His last name wasn’t Shaw was it?
He was one of my father’s old surveyor buddies that survived into this century. I can remember surveying with him in the ’60s. He had a 1975 4 door Caprice, a 30″ Gurley and a chain…which he rarely used. Every once in a while I would run into him in the field. I always stopped and loaned him my pin-finder for a while so he could “dip up some control”. His surveys were always on letter size, hand drawn and wrong.
I guess it was about ’08 when his health got bad and he had to go to the rest home. Well into his 90s he had outlived all his family. Rusty, another surveyor buddy of ours watered his dogs for him and took him Peach Schnapps at the nursing home. He didn’t last long there.
R.I.P. Warren.
Anything that reminds people that they SHOULD know where their rights begin and end is a positive step. Had a recent job in an old town that has maybe one-tenth the population it had once upon a time. Was showing the client his boundaries, which did not make sense along the south side, and he points to a tree line about fifty feet south of his south line and asked, “What about the rest of it? Over to those trees” He had been mowing that area in the few years he had owned the property we surveyed because the guy he bought it from told him that was the south boundary. Apparently, the owner by deed had been assuming the same thing. For those of you in high dollar metropolis try to picture 50 feet by 210 feet being used by the wrong person and no one caring.

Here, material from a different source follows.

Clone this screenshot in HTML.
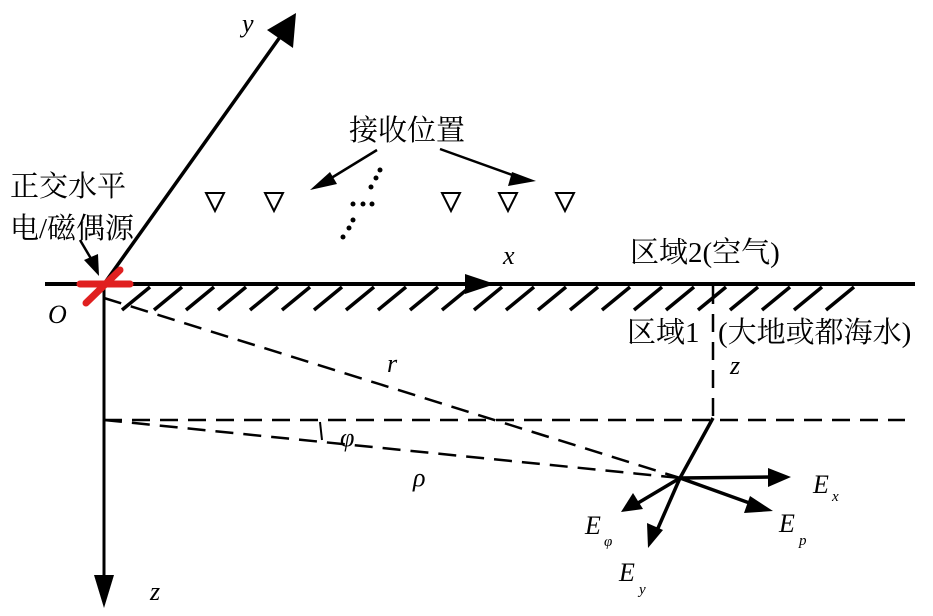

Same in the Grove. For some reason the developers are not required to build sidewalks on the lots. The reasoning being something to do with driveways although they do have to have curb cuts for said driveway. This whole thing griped me for years after the last housing crisis while walking in through the unsold lots around town. Back on subject, the builders do actually start the sidewalks at the property line. I’m not saying it is right on the mark but it will give you a place to start looking for a pin around.
I really wish we could set the front pins on an offset in the curb. They would be way more useful for the landowner. Most do not really care where the right-of-way starts.
- Posted by: @rover83
The rod would be tossed aside.
Same here. Regular old lot 75’x100′ (big buck “estate” lot in FL) Both front corners always dug out for water on one side, sewer lateral on the other one. Always have to be reset at final. (at the builder clients expense) ????
- Posted by: @john-putnam
I really wish we could set the front pins on an offset in the curb. They would be way more useful for the landowner. Most do not really care where the right-of-way starts.
They do that in Clark County, WA quite a bit. Offset on the projection of side lot lines at random distances off the right of way line. Handy for the homeowner, I suppose. If the city ever wants to do something within the right of way they are going to have a hard time convincing people that those curb cuts don’t mark their front property lines.
Better than nothing for the surveyor. But they can be a real handful to use, and more particularly to document, in a retracement. So I’m not all that enthusiastic about them.
I worked as a grade-hop for an asphalt company one year. I used my 76 impala, gurley transit and wye level with a rag tape and 12′ rod. I also carried a 100′ hose and a steelhead rod for spirals.
I was in over my head but man did I learn some stuff…
Best post ever
@paden-cash No his first name is Lou.
- Posted by: @john-putnam
I really wish we could set the front pins on an offset in the curb. They would be way more useful for the landowner. Most do not really care where the right-of-way starts.
Cuts are set in sidewalks all the time here in Ontario. Usually just as an offset from the actual bar; sometimes as the actual monument if the building is close/on the property boundary. It’s why we generally set a cut TEE instead of a cut CROSS for control; it prevents confusion as to it being a monument.
And require you to show a distance and bearings on the plats since you are setting a monument.